China CDC director-general Prof George Fu Gao said additional shots are necessary to curb the decline of protective antibodies over time after vaccination with the first two doses. 

“Scientifically, we have so many trials already. We’re thinking about heterologous, sequential vaccination — using one vaccine to prime and then a second other heterologous vaccine to do the booster jab.

“It’s still science. We still need to collect more data to see whether or not it would work, but by immunology and the science, it would work. This is something we should think about,” Gao told the virtual Global Town Hall 2021 organised by the Foreign Policy Community of Indonesia last Saturday.

Gao, whose research interests include virology and immunology and the study of inter-species pathogen transmission, said China started its Covid-19 booster vaccination programme last month for high-risk groups.

“By November 18, approximately about 80 per cent of high-risk people have already been booster vaccinated.”

South China Morning Post reported last November 17 a National Health Commission official as saying that China will soon permit a mix-and-match approach for Covid-19 booster vaccination.

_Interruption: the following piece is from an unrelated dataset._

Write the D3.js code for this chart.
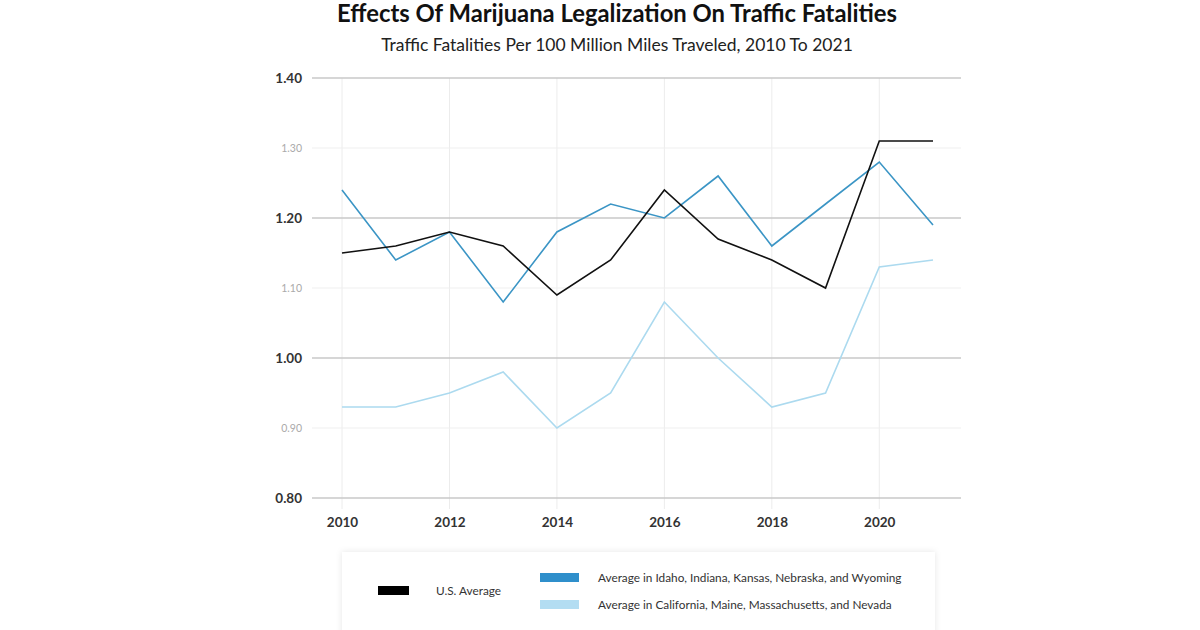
<!DOCTYPE html>
<html><head><meta charset="utf-8">
<script src="https://cdn.jsdelivr.net/npm/d3@7"></script>
<style>
html,body{margin:0;padding:0;background:#fff;}
svg{display:block;font-family:Lato,"Open Sans",sans-serif;}
</style></head>
<body><svg id="c" width="1200" height="630"></svg>
<script>
const years = [2010,2011,2012,2013,2014,2015,2016,2017,2018,2019,2020,2021];
const usAverage = [1.15,1.16,1.18,1.16,1.09,1.14,1.24,1.17,1.14,1.10,1.31,1.31];
const nonLegal = [1.24,1.14,1.18,1.08,1.18,1.22,1.20,1.26,1.16,1.22,1.28,1.19];
const legal = [0.93,0.93,0.95,0.98,0.90,0.95,1.08,1.00,0.93,0.95,1.13,1.14];
const yTicks = [0.80,0.90,1.00,1.10,1.20,1.30,1.40];
const xTicks = [2010,2012,2014,2016,2018,2020];
const seriesNames = ["U.S. Average","Average in Idaho, Indiana, Kansas, Nebraska, and Wyoming","Average in California, Maine, Massachusetts, and Nevada"];
const title = "Effects Of Marijuana Legalization On Traffic Fatalities";
const subtitle = "Traffic Fatalities Per 100 Million Miles Traveled, 2010 To 2021";

const svg = d3.select("#c");
const x = d3.scaleLinear().domain([2010,2021]).range([342,933]);
const y = d3.scaleLinear().domain([0.8,1.4]).range([498,78]);

svg.append("text").attr("x",617).attr("y",22).attr("text-anchor","middle")
  .attr("font-size",23.8).attr("font-weight",700).attr("fill","#111").text(title);
svg.append("text").attr("x",617).attr("y",51).attr("text-anchor","middle")
  .attr("font-size",17.5).attr("fill","#222").text(subtitle);

const isMajor = v => Math.round(v*10)%2===0;

// vertical gridlines
svg.append("g").selectAll("line").data(xTicks).join("line")
  .attr("x1",d=>x(d)).attr("x2",d=>x(d)).attr("y1",78).attr("y2",509)
  .attr("stroke","#ececec").attr("stroke-width",1);

// horizontal gridlines
svg.append("g").selectAll("line").data(yTicks).join("line")
  .attr("x1",312).attr("x2",961).attr("y1",d=>y(d)).attr("y2",d=>y(d))
  .attr("stroke",d=>isMajor(d)?"#c8c8c8":"#efefef").attr("stroke-width",d=>isMajor(d)?1.3:1);

// y axis labels
const ya = svg.append("g").attr("transform","translate(302,0)")
  .call(d3.axisLeft(y).tickValues(yTicks).tickSize(0).tickPadding(0).tickFormat(d3.format(".2f")));
ya.select(".domain").remove();
ya.selectAll("text").attr("font-family","Lato,sans-serif")
  .attr("font-size",d=>isMajor(d)?13.5:10.5)
  .attr("font-weight",d=>isMajor(d)?700:400)
  .attr("fill",d=>isMajor(d)?"#333":"#aaa");

// x axis labels
const xa = svg.append("g").attr("transform","translate(0,517)")
  .call(d3.axisBottom(x).tickValues(xTicks).tickSize(0).tickPadding(0).tickFormat(d3.format("d")));
xa.select(".domain").remove();
xa.selectAll("text").attr("font-family","Lato,sans-serif").attr("font-size",13.5)
  .attr("font-weight",700).attr("fill","#333");

const line = d3.line().x((d,i)=>x(years[i])).y(d=>y(d));
const series = [
  {vals:legal,color:"#acdaef",w:1.6},
  {vals:nonLegal,color:"#3b95c5",w:1.6},
  {vals:usAverage,color:"#111",w:1.6}
];
svg.append("g").selectAll("path").data(series).join("path")
  .attr("d",d=>line(d.vals)).attr("fill","none")
  .attr("stroke",d=>d.color).attr("stroke-width",d=>d.w).attr("stroke-linejoin","miter");

// legend
const defs = svg.append("defs");
const f = defs.append("filter").attr("id","sh").attr("x","-10%").attr("y","-30%").attr("width","120%").attr("height","160%");
f.append("feDropShadow").attr("dx",0).attr("dy",0).attr("stdDeviation",3).attr("flood-color","#000").attr("flood-opacity",0.1);
svg.append("rect").attr("x",342).attr("y",552).attr("width",593).attr("height",90)
  .attr("fill","#fff").attr("filter","url(#sh)");

const legendItems = [
  {name:seriesNames[0],color:"#000",rx:378,ry:586,tx:436,ty:595},
  {name:seriesNames[1],color:"#2f8fcb",rx:540,ry:573,tx:598,ty:582},
  {name:seriesNames[2],color:"#b3ddf2",rx:540,ry:600,tx:598,ty:609}
];
const lg = svg.append("g").selectAll("g").data(legendItems).join("g");
lg.append("rect").attr("x",d=>d.rx).attr("y",d=>d.ry).attr("width",d=>d.rx===378?31:39).attr("height",9).attr("fill",d=>d.color);
lg.append("text").attr("x",d=>d.tx).attr("y",d=>d.ty).attr("font-size",11.8).attr("fill","#333").text(d=>d.name);
</script></body></html>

“We believe that we will achieve better results in the prevention of severe illness and death by boosting immunisation with the same or different technological platforms, regardless of [coronavirus] variants. So we will introduce an optimal combination of booster vaccines … and I think we should see the results soon,” Zheng Zhongwei was quoted as saying.

Malaysian regulators permit heterologous coronavirus vaccination in the use of Pfizer-BioNTech, an mRNA vaccine, as a booster for those initially vaccinated with Sinovac, an inactivated vaccine.

Individuals fully vaccinated with two Sinovac doses can also opt to get a third shot of the same vaccine from the private market in Malaysia, as PPVs currently only offer Pfizer boosters for free under the National Covid-19 Immunisation Programme (PICK).